Not a lot to be seen on the wildlife front. Near the edge of town was a large group of ducks though not a single youngster to be seen.

There are other areas nearer the centre of Louth where most congregate so maybe they breed in that area.

One lonesome Water Hen


Plenty of wild plants to be seen including bindweed ....


.... what looked like giant rhubarb plants
Thanks Jan for the ID - Burdock - reminded me of the Dandelion and Burdock drink I adored as a nipper.


.... plus  ????? .....
Thanks Jan for the ID - Himalayan Balsam


.... and a lonesome poppy.


Penny was having the time of her life  investigating everything she could reach though she remained on her lead. It was good training for her as we met many other people walking their dogs.



She was as good as gold saying hello to those which were friendly and staying out of the way of those which appeared more fractious. We met one other greyhound and owner and chatted for a while before continuing on our way.

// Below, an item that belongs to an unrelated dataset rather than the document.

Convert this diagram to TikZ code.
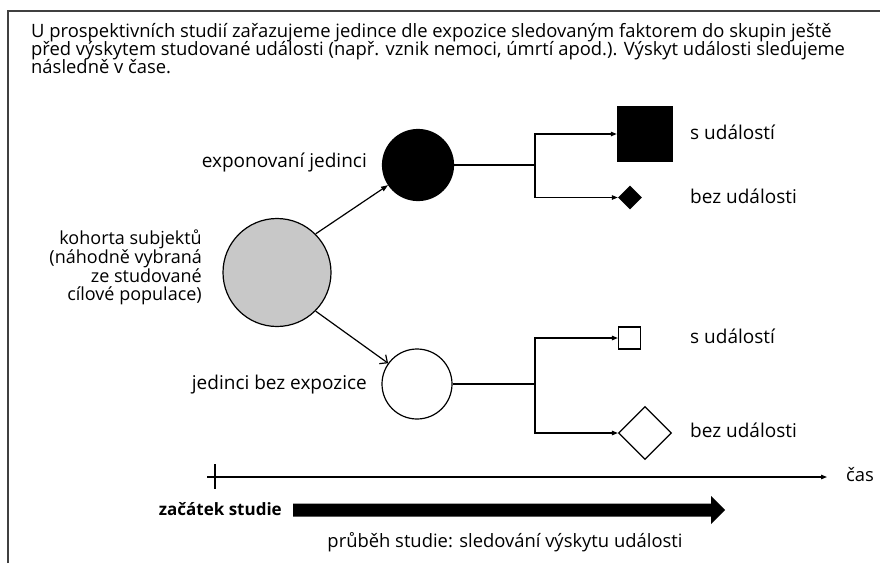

All in all it was a very pleasant walk. Hard to believe that only a few yards to our right was a line of houses. Every one we met said hello - such a friendly atmosphere - we will no doubt visit again in the not too distant future.



We kept going until we reached the site of the next lock (Keddington Lock) which is no more though the brick pillars which supported the lock gates can be seen either side of the weir.



At which point we about turned and retraced our path back to the Navigation Warehouse.


A bit of video of the two weirs seen on our outing.

Although the water seems to be fast flowing the canal itself appeared slow moving and the water was murky with soil being washed down by recent heavy rainfall.

The Louth Navigation Canal is looked after by the Louth Navigation Trust whose official site can be visited HERE.

Saturday, 14 July 2012


About the only thing which brightens up this long period of dull, cool, dreary weather is the occasional colourful sunset like this one spotted on Thursday night.


Taken with the TZ7 using the sunset setting which brings out the colours. A standard setting usually ends up with washed out colours. Apart from cropping no modification was made to the original photo.